07 de Julho de 2025
CLÁUDIA LAITANO
Imortalidade
No fundo, no fundo, ninguém acredita na própria morte. Pelo menos no inconsciente, garante Freud, cada um de nós está convencido de que é imortal.
Anos atrás, quando minha mãe descobriu a doença que iria matá-la pouco tempo depois, notei que ela parecia mais indignada, espantada até, do que propriamente assustada com o prognóstico. Era como se pela primeira vez, aos 75 anos, tivesse se dado conta de que, sim, poderia acontecer com ela o que acontece com todo mundo.

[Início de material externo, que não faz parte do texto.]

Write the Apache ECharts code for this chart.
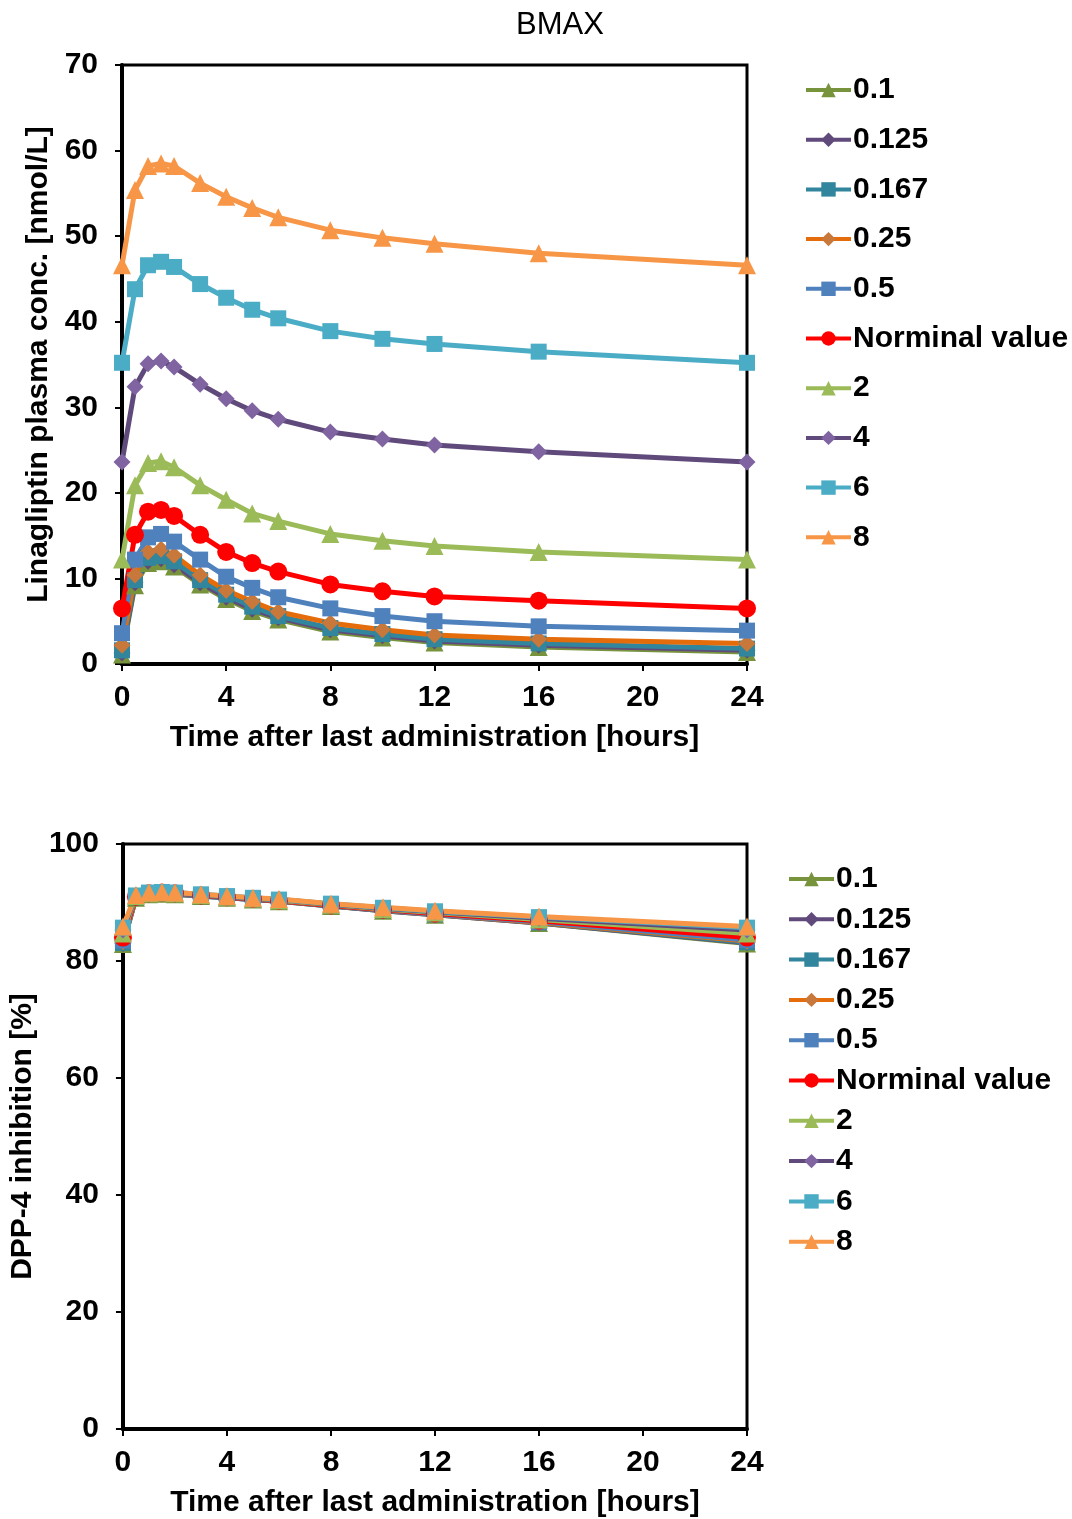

Foi uma lição.
Ver minha mãe com tanta dificuldade para encarar a finitude me levou a querer agir de outra maneira quando chegasse a minha vez. Já vivi o suficiente para saber que não há racionalização que resista a determinadas contingências, mas, na medida em que estiver ao meu alcance, pretendo continuar concordando com Montaigne: "Qualquer que seja a duração da nossa vida, ela é completa".
Não por acaso, Eduardo Giannetti escolheu o ensaio - gênero inventado por Montaigne que consiste em uma conversa franca e inteligente com o leitor - para escrever seu memento mori para o século 21. O livro se chama Imortalidades (Companhia das Letras, R$ 90) e é composto por pequenos textos que refletem sobre a consciência da morte e seu contraponto: o desejo de continuar existindo.
Cada época tem uma maneira dominante de expressar seu anseio de perenidade, escreve Giannetti. Na Idade Média, o negócio era salvar a alma para a eternidade. No século 18, com o Iluminismo, alimentou-se a esperança de melhorar este mundo aqui mesmo, através da ciência. Para os românticos, mais tarde, a salvação era viver intensamente todas as paixões terrenas enquanto fosse possível. No século 21, surgem os bilionários dedicados a gastar até o penúltimo tostão para provar que morrer e ficar velho é coisa de pobre (a nova obsessão high tech é tema também do documentário O Homem que Quer Viver para Sempre, da Netflix).
Giannetti divide o livro em quatro partes. Na primeira, examina o sonho da extensão radical da vida biológica - da busca de Gilgamesh pela fonte da juventude ao transumanismo de Silicon Valley. A segunda parte é dedicada às esperanças de vida eterna oferecidas pelas religiões. As duas últimas contemplam os aspectos terrenos da posteridade: o que deixamos para o futuro, através dos genes e da memória que fica de nós, e como vivemos o presente, experimentando prazeres como o amor e o sexo, a fruição estética e o contato com a natureza.
Leia sem medo de ficar deprê. Imortalidades é um livro sobre morte que celebra a vida e as diferentes formas que cada um inventa para que o inevitável não seja necessariamente inominável.